Mayor Marie-Hélène Amiable and promoters inaugurate the new O'Mathurins eco district together


BAGNEUX, Oct 19 2023, (Sciences Po) - In 2014, the French Defence Procurement Agency packed up and left Bagneux’s ‘Mathurins hill’, suggesting an economic disaster for this working class suburb town south of Paris. Nine years later, the town has transformed this disaffected land into the new heart of the city.


Municipal councilors, real estate promoters, architects, town planners, landscapers and residents all met on Wednesday October 18 on the hill of Mathurins, in the south of Bagneux, to inaugurate its brand new eco-district O’Mathurins on this 16 hectares site.


“The goal was to transform this place that's been historically closed to residents to a sustainable neighborhood” said Laurent Mourey, executive chief of Linkcity, one of the main leaders of the project.


They are not the first tenants to invest in the hill.
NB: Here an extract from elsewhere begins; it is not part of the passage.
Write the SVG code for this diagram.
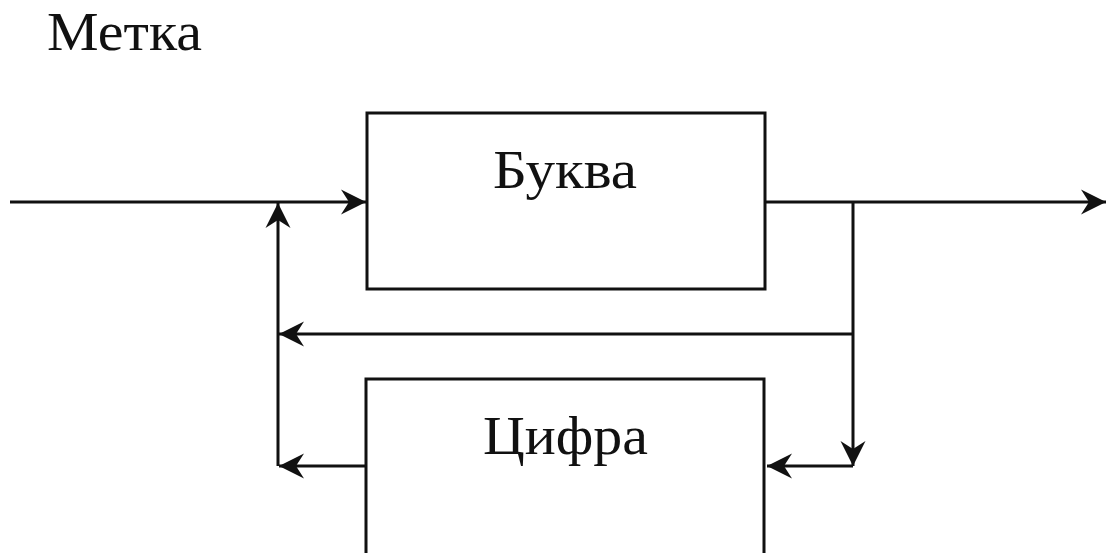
<svg xmlns="http://www.w3.org/2000/svg" width="1107" height="553" viewBox="0 0 1107 553">
<style>
.box{fill:#fff;stroke:#111;stroke-width:3}
.ln{fill:none;stroke:#111;stroke-width:3;marker-end:url(#arr)}
.t{font-family:"Liberation Serif",serif;font-size:54px;fill:#111}
</style>
<defs>
<marker id="arr" markerUnits="userSpaceOnUse" markerWidth="30" markerHeight="30" viewBox="0 0 30 30" refX="27" refY="15" orient="auto">
<path d="M27,15 L2,2.5 L10,15 L2,27.5 Z" fill="#111"/>
</marker>
</defs>
<rect width="1107" height="553" fill="#fff"/>
<text class="t" x="47" y="50" textLength="155" lengthAdjust="spacingAndGlyphs">Метка</text>
<g id="connectors">
<path class="ln" d="M10,202 H366"/>
<path class="ln" d="M766,202 H1106"/>
<path class="ln" d="M853,202 V466"/>
<path class="ln" d="M853,466 H767"/>
<path class="ln" d="M853,334 H279"/>
<path class="ln" d="M366,466 H279"/>
<path class="ln" d="M278,466 V203"/>
</g>
<g id="bukva">
<rect class="box" x="367" y="113" width="398" height="176"/>
<text class="t" x="493" y="188" textLength="144" lengthAdjust="spacingAndGlyphs">Буква</text>
</g>
<g id="cifra">
<rect class="box" x="366" y="379" width="398" height="190"/>
<text class="t" x="483" y="454" textLength="165" lengthAdjust="spacingAndGlyphs">Цифра</text>
</g>
</svg>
Formerly owned by a qatar bank, Mathurins had been hosting technology company Thomson since 1957 before it was home to aerospace, defense and security company Thalès, which was then replaced by the French Defence Procurement Agency (DGA) in 2007.


Because of the DGA activities ongoing there, the hill remained an unknown place to inhabitants, and was even wiped off Google maps.


But it remained an important source of profits for a city that has a 15% unemployment rate.


Like other communes of the “Red Belt” - the name given to historical strongholds of the Communist Party in Paris suburbs -, Bagneux has been for a long time a traditionally working-class area whose residents were employed in the heavy and light industries.


So, when she found out in 2009 that the DGA was going to move its 3,000 civil et military workers back to Paris in four years - burying the premise of another 2,000 jobs that were supposed to be created in Bagneux -, communist mayor Marie-Hélène Amiable was extremely worried.


“This led me to two potential reactions: either crying, or thinking: ‘I was elected to face such challenges’. I went with the second” said the mayor, who’s been at the head of the city for 20 years now.


The town hall decided to turn it into an opportunity for its inhabitants and called on real estate developers, architects and landscapers to build an eco-district to respond to heavy housing demand, and welcome new business premises.


Promoters like LBO France, Nexcity, Linkcity, BNP Paribas estate, but also social landlords like Sequens responded positive, as city hall is pushing for diversity.


A decade later, brand-new green buildings with green rooftops and greenhouses have flourished all around the central garden, the latter promising to be a new green lung for the city. Even the biodiversity is welcomed: hedgehogs and bats also get their own wooden shelters.


“What we’re doing is building a new city on a city,” said mayor Marie-Hélène Amiable, while the O’Mathurins new district will soon turn into a student campus as well.


Future highschool


In two years’ time, the Mathurins hill will also welcome the first bricks of Bagneux’s very first general high school.


As a third of its inhabitants are under the age of 25, the working-class town only has a vocational high school, forcing teenagers who want to pursue a classic education to go study in neighboring town Montrouge.


Inhabitants have been letting their frustration out, before the Ile-de-France region - in charge of educational facilities - approved the high school project in 2017.


"We've all been fighting to have this school for 30 years," says Florence, a 59-year-old inhabitant, who’s also happy that she can cross through the area now without having to walk around.

The "Smallest Circus in the World" has already settled wooden cabins and a food truck on the land of the future high school, where inhabitants can now gather


The high school is due to open before 2030, but its future ground has already been invested by two temporary wooden huts on stilts, one serving as a reception office, and a food truck.


The Smallest Circus in the world, Bagneux’s cultural association and host of the huts, hope to make inhabitants feel acquainted with the site.


“We want them to feel legitimate to be here now”, explains Julia Desfour, architect and head of the project.